═════ Source material ═════

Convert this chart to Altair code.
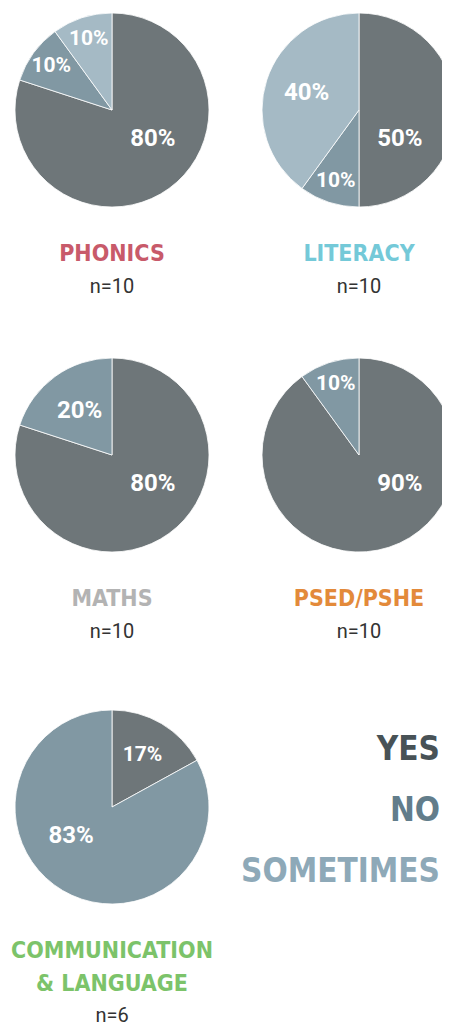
import altair as alt
import pandas as pd

# ---- data ----
subjects = ["PHONICS", "LITERACY", "MATHS", "PSED/PSHE", "COMMUNICATION & LANGUAGE"]
title_text = ["PHONICS", "LITERACY", "MATHS", "PSED/PSHE", "COMMUNICATION\n& LANGUAGE"]
responses = ["Yes", "No", "Sometimes"]
yes_pct = [80, 50, 80, 90, 17]
no_pct = [10, 10, 20, 10, 83]
sometimes_pct = [10, 40, 0, 0, 0]
n_counts = [10, 10, 10, 10, 6]
subject_colors = ["#c85a6a", "#74c9d8", "#b3b3b3", "#e38a3a", "#7cc36a"]
slice_colors = ["#6e7679", "#8198a3", "#a5bac5"]
legend_labels = ["YES", "NO", "SOMETIMES"]
legend_colors = ["#485256", "#627d8b", "#8ea9b8"]

# ---- layout (grid cell of each pie) ----
grid_col = [0, 1, 0, 1, 0]
grid_row = [0, 0, 1, 1, 2]
W, H = 434, 1021
R = 97
TITLE_FONT = "DejaVu Sans Condensed, DejaVu Sans, sans-serif"

slices = []
for i, s in enumerate(subjects):
    for k, vals in enumerate([yes_pct, no_pct, sometimes_pct]):
        if vals[i] > 0:
            slices.append({"subject": s, "response": responses[k], "pct": vals[i],
                           "order": k, "col": grid_col[i], "row": grid_row[i]})
slice_df = pd.DataFrame(slices)

titles_df = pd.DataFrame({
    "subject": subjects, "title": title_text,
    "n": [f"n={v}" for v in n_counts],
    "lines": [t.count("\n") + 1 for t in title_text],
    "col": grid_col, "row": grid_row,
})
legend_df = pd.DataFrame({"label": legend_labels, "k": list(range(len(legend_labels)))})

xs = alt.X("col:Q", scale=alt.Scale(domain=[0, 1], range=[104, 351]), axis=None)
ys = alt.Y("row:Q", scale=alt.Scale(domain=[0, 1, 2], range=[102, 447, 799]), axis=None)
theta_scale = alt.Scale(domain=[0, 100])

base = alt.Chart(slice_df).transform_window(
    end="sum(pct)", groupby=["subject"], sort=[alt.SortField("order")], frame=[None, 0]
).transform_calculate(
    start="datum.end - datum.pct",
    mid="datum.end - datum.pct / 2",
    label="datum.pct + '%'",
).transform_calculate(
    # big slices: label sits in the lower half next to the 12 o'clock edge
    lt="datum.pct >= 50 ? (datum.start == 0 ? 100 * 125 / 360 : 100 * 235 / 360) : datum.mid",
).encode(x=xs, y=ys)

arcs = base.mark_arc(radius=R, stroke="white", strokeWidth=0.8).encode(
    theta=alt.Theta("start:Q", scale=theta_scale),
    theta2="end:Q",
    color=alt.Color("response:N", scale=alt.Scale(domain=responses, range=slice_colors), legend=None),
)


def label_layer(cond, radius, size):
    return base.transform_filter(cond).mark_text(
        font="Roboto", fontWeight="bold", color="white", radius=radius, fontSize=size
    ).encode(theta=alt.Theta("lt:Q", scale=theta_scale), text="label:N")


lab_small = label_layer("datum.pct <= 10", 75, 21)
lab_mid = label_layer("datum.pct > 10 && datum.pct < 20", 60, 21)
lab_med = label_layer("datum.pct >= 20 && datum.pct < 50", 55, 24)
lab_big = label_layer("datum.pct >= 50", 50, 24)

tbase = alt.Chart(titles_df).encode(x=xs, y=ys)
titles = tbase.mark_text(
    font=TITLE_FONT, fontWeight="bold", fontSize=23, lineBreak="\n", lineHeight=33,
    baseline="alphabetic", dy=151,
).encode(
    text="title:N",
    color=alt.Color("subject:N", scale=alt.Scale(domain=subjects, range=subject_colors), legend=None),
)
n1 = tbase.transform_filter("datum.lines == 1").mark_text(
    font="Roboto", fontSize=20, color="#333333", baseline="alphabetic", dy=183
).encode(text="n:N")
n2 = tbase.transform_filter("datum.lines == 2").mark_text(
    font="Roboto", fontSize=20, color="#333333", baseline="alphabetic", dy=215
).encode(text="n:N")

legend = alt.Chart(legend_df).mark_text(
    font=TITLE_FONT, fontWeight="bold", fontSize=33, align="right", baseline="alphabetic"
).encode(
    x=alt.value(432),
    y=alt.Y("k:Q", scale=alt.Scale(domain=[0, 2], range=[752, 874]), axis=None),
    text="label:N",
    color=alt.Color("label:N", scale=alt.Scale(domain=legend_labels, range=legend_colors), legend=None),
)

pies = alt.layer(arcs, lab_small, lab_mid, lab_med, lab_big, titles, n1, n2).resolve_scale(color="independent")

chart = alt.layer(pies, legend).resolve_scale(
    color="independent", y="independent"
).properties(
    width=W, height=H, padding=0,
    autosize=alt.AutoSizeParams(type="none"),
).configure_view(stroke=None)

chart.save("out.html", embed_options={"renderer": "svg", "actions": False})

═════

* Set exercise
Write out nothing but the lines from the start of the data through the line with "import pandas as pd". Leave out the pictures.

* The reply
Convert this chart to Altair code.
import altair as alt
import pandas as pd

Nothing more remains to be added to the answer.